When Drift Means You Need a Different Board
If you’ve adjusted foot position, improved your catch, and maintained steady rhythm, and backward drift still persists, the board might not match your paddling style or body type. That’s worth investigating.
Weight matters. If you’re over the maximum weight recommendation for your board, the tail will sink. A 200-pound paddler on a 100-liter board will always feel tail-heavy, no matter the stroke technique. Check the board’s weight capacity — honestly, not aspirationally.
Rocker profile is the next checkpoint. If your board has a pronounced rocker (you can see the tail curve upward when you look at it from the side), you’ve chosen a turning-focused board. These boards prioritize maneuverability over tracking. They’ll always feel slower and require more active steering. If you want straight-line speed, a flatter rocker is non-negotiable.
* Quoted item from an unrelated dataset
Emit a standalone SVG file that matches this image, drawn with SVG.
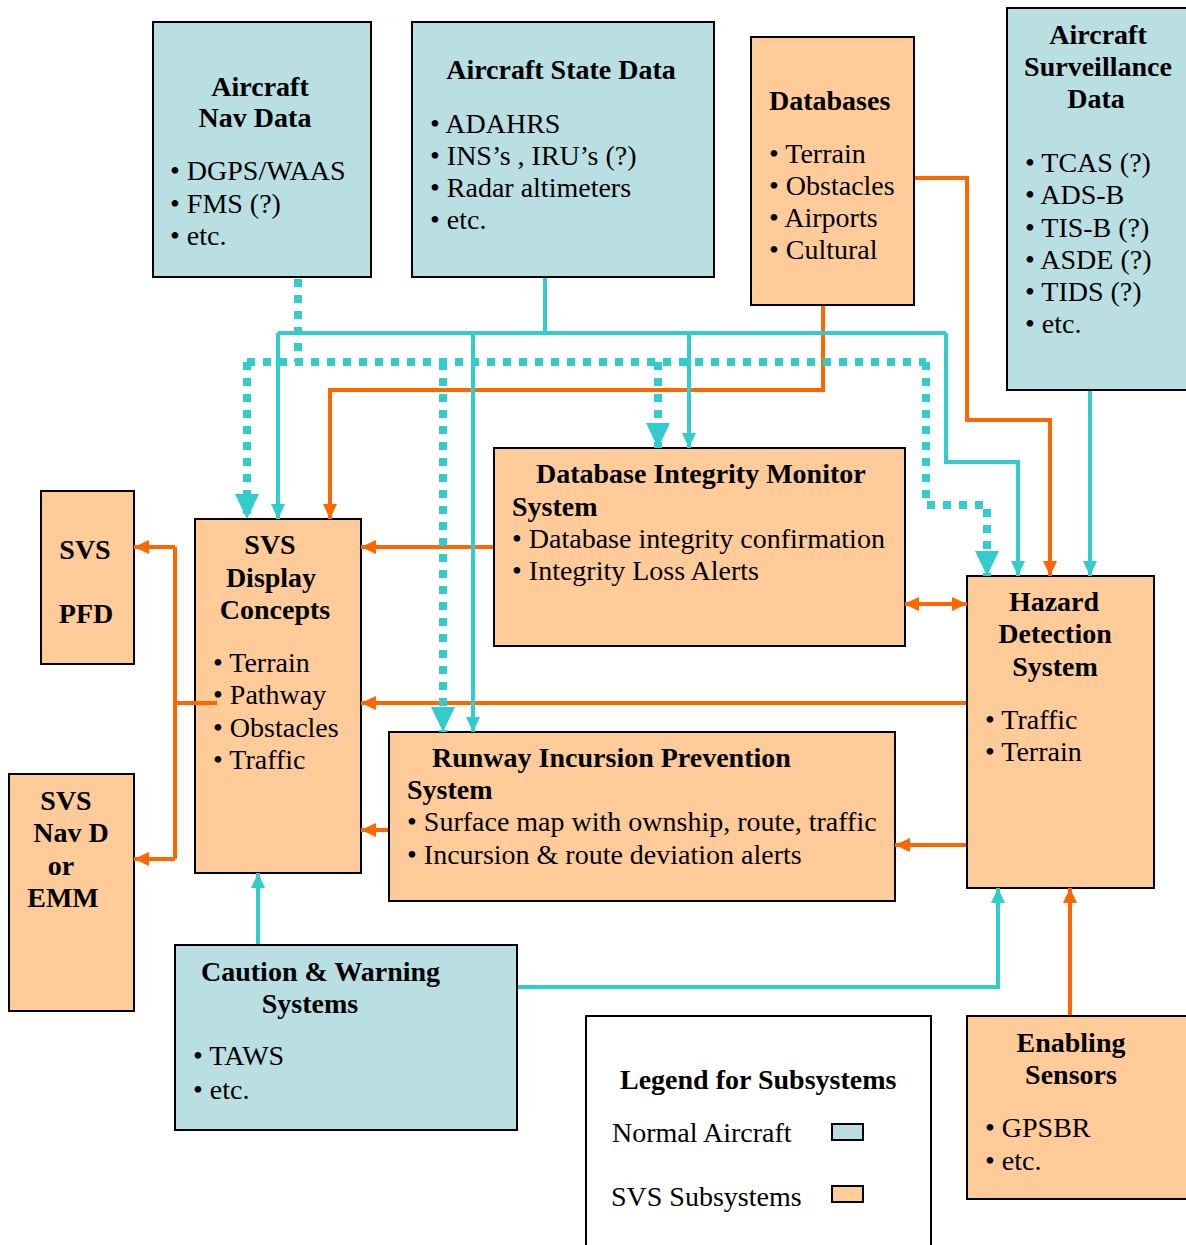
<svg xmlns="http://www.w3.org/2000/svg" width="1186" height="1245" viewBox="0 0 1186 1245" font-family="'Liberation Serif', 'Times New Roman', serif" font-size="28">
<style>
.blue{fill:#b9dfe2;stroke:#000;stroke-width:2}
.orng{fill:#ffcc99;stroke:#000;stroke-width:2}
.wht{fill:#fff;stroke:#000;stroke-width:2}
.t{font-weight:bold}
.c{text-anchor:middle}
.cy{fill:none;stroke:#33cccc;stroke-width:4}
.cyd{fill:none;stroke:#33cccc;stroke-width:8;stroke-dasharray:8 8}
.or{fill:none;stroke:#ff6600;stroke-width:4}
</style>
<defs>
<marker id="aC" markerUnits="userSpaceOnUse" markerWidth="16" markerHeight="16" refX="15" refY="8" orient="auto"><path d="M0,1 L15,8 L0,15 Z" fill="#33cccc"/></marker>
<marker id="aD" markerUnits="userSpaceOnUse" markerWidth="26" markerHeight="26" refX="25" refY="13" orient="auto"><path d="M0,1 L25,13 L0,25 Z" fill="#33cccc"/></marker>
<marker id="aO" markerUnits="userSpaceOnUse" markerWidth="16" markerHeight="16" refX="15" refY="8" orient="auto"><path d="M0,1 L15,8 L0,15 Z" fill="#ff6600"/></marker>
<marker id="aOs" markerUnits="userSpaceOnUse" markerWidth="16" markerHeight="16" refX="1" refY="8" orient="auto"><path d="M15,1 L0,8 L15,15 Z" fill="#ff6600"/></marker>
</defs>
<g id="nav-data">
<rect class="blue" x="153" y="22" width="218" height="255"/>
<text class="t c" x="260" y="96">Aircraft</text>
<text class="t c" x="255" y="127">Nav Data</text>
<text x="170" y="180">• DGPS/WAAS</text>
<text x="170" y="213">• FMS (?)</text>
<text x="170" y="245">• etc.</text>
</g>
<g id="state-data">
<rect class="blue" x="412" y="22" width="302" height="255"/>
<text class="t c" x="561" y="79">Aircraft State Data</text>
<text x="430" y="133">• ADAHRS</text>
<text x="430" y="165">• INS’s , IRU’s (?)</text>
<text x="430" y="197">• Radar altimeters</text>
<text x="430" y="229">• etc.</text>
</g>
<g id="databases">
<rect class="orng" x="751" y="37" width="163" height="268"/>
<text class="t" x="769" y="110">Databases</text>
<text x="769" y="163">• Terrain</text>
<text x="769" y="195">• Obstacles</text>
<text x="769" y="227">• Airports</text>
<text x="769" y="259">• Cultural</text>
</g>
<g id="surveillance">
<rect class="blue" x="1007" y="8" width="190" height="382"/>
<text class="t c" x="1098" y="44">Aircraft</text>
<text class="t c" x="1098" y="76">Surveillance</text>
<text class="t c" x="1096" y="108">Data</text>
<text x="1025" y="172">• TCAS (?)</text>
<text x="1025" y="204">• ADS-B</text>
<text x="1025" y="237">• TIS-B (?)</text>
<text x="1025" y="269">• ASDE (?)</text>
<text x="1025" y="301">• TIDS (?)</text>
<text x="1025" y="333">• etc.</text>
</g>
<g id="svs-pfd">
<rect class="orng" x="41" y="491" width="93" height="173"/>
<text class="t c" x="85" y="559">SVS</text>
<text class="t c" x="86" y="623">PFD</text>
</g>
<g id="svs-display">
<rect class="orng" x="195" y="519" width="166" height="354"/>
<text class="t c" x="270" y="554">SVS</text>
<text class="t c" x="271" y="587">Display</text>
<text class="t c" x="275" y="619">Concepts</text>
<text x="213" y="672">• Terrain</text>
<text x="213" y="704">• Pathway</text>
<text x="213" y="737">• Obstacles</text>
<text x="213" y="769">• Traffic</text>
</g>
<g id="dim">
<rect class="orng" x="494" y="448" width="411" height="198"/>
<text class="t" x="536" y="483">Database Integrity Monitor</text>
<text class="t" x="512" y="516">System</text>
<text x="512" y="548">• Database integrity confirmation</text>
<text x="512" y="580">• Integrity Loss Alerts</text>
</g>
<g id="hazard">
<rect class="orng" x="967" y="576" width="187" height="312"/>
<text class="t c" x="1054" y="611">Hazard</text>
<text class="t c" x="1055" y="643">Detection</text>
<text class="t c" x="1055" y="676">System</text>
<text x="985" y="729">• Traffic</text>
<text x="985" y="761">• Terrain</text>
</g>
<g id="runway">
<rect class="orng" x="389" y="732" width="506" height="169"/>
<text class="t" x="432" y="767">Runway Incursion Prevention</text>
<text class="t" x="407" y="799">System</text>
<text x="407" y="831">• Surface map with ownship, route, traffic</text>
<text x="407" y="864">• Incursion &amp; route deviation alerts</text>
</g>
<g id="nav-d">
<rect class="orng" x="9" y="774" width="125" height="237"/>
<text class="t c" x="66" y="810">SVS</text>
<text class="t c" x="71" y="842">Nav D</text>
<text class="t c" x="61" y="875">or</text>
<text class="t c" x="63" y="907">EMM</text>
</g>
<g id="caution">
<rect class="blue" x="175" y="945" width="342" height="185"/>
<text class="t" x="201" y="981">Caution &amp; Warning</text>
<text class="t c" x="310" y="1013">Systems</text>
<text x="193" y="1065">• TAWS</text>
<text x="193" y="1099">• etc.</text>
</g>
<g id="legend">
<rect class="wht" x="586" y="1016" width="345" height="240"/>
<text class="t" x="620" y="1089">Legend for Subsystems</text>
<text x="612" y="1142">Normal Aircraft</text>
<rect class="blue" x="832" y="1124" width="31" height="16"/>
<text x="611" y="1206">SVS Subsystems</text>
<rect class="orng" x="832" y="1186" width="31" height="16"/>
</g>
<g id="enabling">
<rect class="orng" x="967" y="1016" width="230" height="183"/>
<text class="t c" x="1071" y="1052">Enabling</text>
<text class="t c" x="1071" y="1084">Sensors</text>
<text x="985" y="1137">• GPSBR</text>
<text x="985" y="1170">• etc.</text>
</g>
<g id="connectors">
<path class="or" d="M823,306 V390 H330 V519" marker-end="url(#aO)"/>
<path class="or" d="M915,178 H967 V420 H1050 V576" marker-end="url(#aO)"/>
<path class="or" d="M493,547 H361" marker-end="url(#aO)"/>
<path class="or" d="M905,604 H967" marker-start="url(#aOs)" marker-end="url(#aO)"/>
<path class="or" d="M966,703 H361" marker-end="url(#aO)"/>
<path class="or" d="M966,845 H895" marker-end="url(#aO)"/>
<path class="or" d="M388,830 H361" marker-end="url(#aO)"/>
<path class="or" d="M217,703 H175 M175,547 V859"/>
<path class="or" d="M175,547 H134" marker-end="url(#aO)"/>
<path class="or" d="M175,859 H134" marker-end="url(#aO)"/>
<path class="or" d="M1070,1015 V888" marker-end="url(#aO)"/>
<path class="cy" d="M545,278 V333 M278,333 H946"/>
<path class="cy" d="M278,333 V519" marker-end="url(#aC)"/>
<path class="cy" d="M473,333 V732" marker-end="url(#aC)"/>
<path class="cy" d="M689,333 V448" marker-end="url(#aC)"/>
<path class="cy" d="M946,333 V462 H1018 V576" marker-end="url(#aC)"/>
<path class="cy" d="M1090,391 V576" marker-end="url(#aC)"/>
<path class="cy" d="M258,944 V873" marker-end="url(#aC)"/>
<path class="cy" d="M518,987 H998 V888" marker-end="url(#aC)"/>
<path class="cyd" d="M298,279 V362 M247,362 H926"/>
<path class="cyd" d="M247,362 V519" marker-end="url(#aD)"/>
<path class="cyd" d="M443,362 V732" marker-end="url(#aD)"/>
<path class="cyd" d="M658,362 V448" marker-end="url(#aD)"/>
<path class="cyd" d="M926,362 V505 H987 V576" marker-end="url(#aD)"/>
</g>
</svg>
Volume distribution is the upgrade consideration. Look for boards with balanced or slightly forward-biased volume. Touring boards typically distribute volume evenly nose-to-tail or with a subtle taper. All-around recreational boards often cluster volume in the middle. Racing boards frontload volume intentionally. If your current board feels tail-heavy even after stance correction, a different volume distribution could be the answer.
Tail design matters if your board has an aggressive pin tail (rounded, pointed stern). Squared-off tails grip the water better and reduce drift-like behavior. This is especially true for lighter paddlers who need extra surface area to stay engaged with the water.
Before you buy, rent or borrow a board with a flat rocker, squared tail, and balanced volume. Take it out on the same flat water where you felt drift. If backward drift disappears, it’s a gear problem, not a technique problem. If drift persists, technique is your culprit.
The honest truth: most people fix drift through technique adjustments. Better catch point, stronger rhythm, and proper foot position solve 70 percent of drift complaints. The remaining 30 percent genuinely need different equipment. Knowing which camp you’re in saves money and frustration.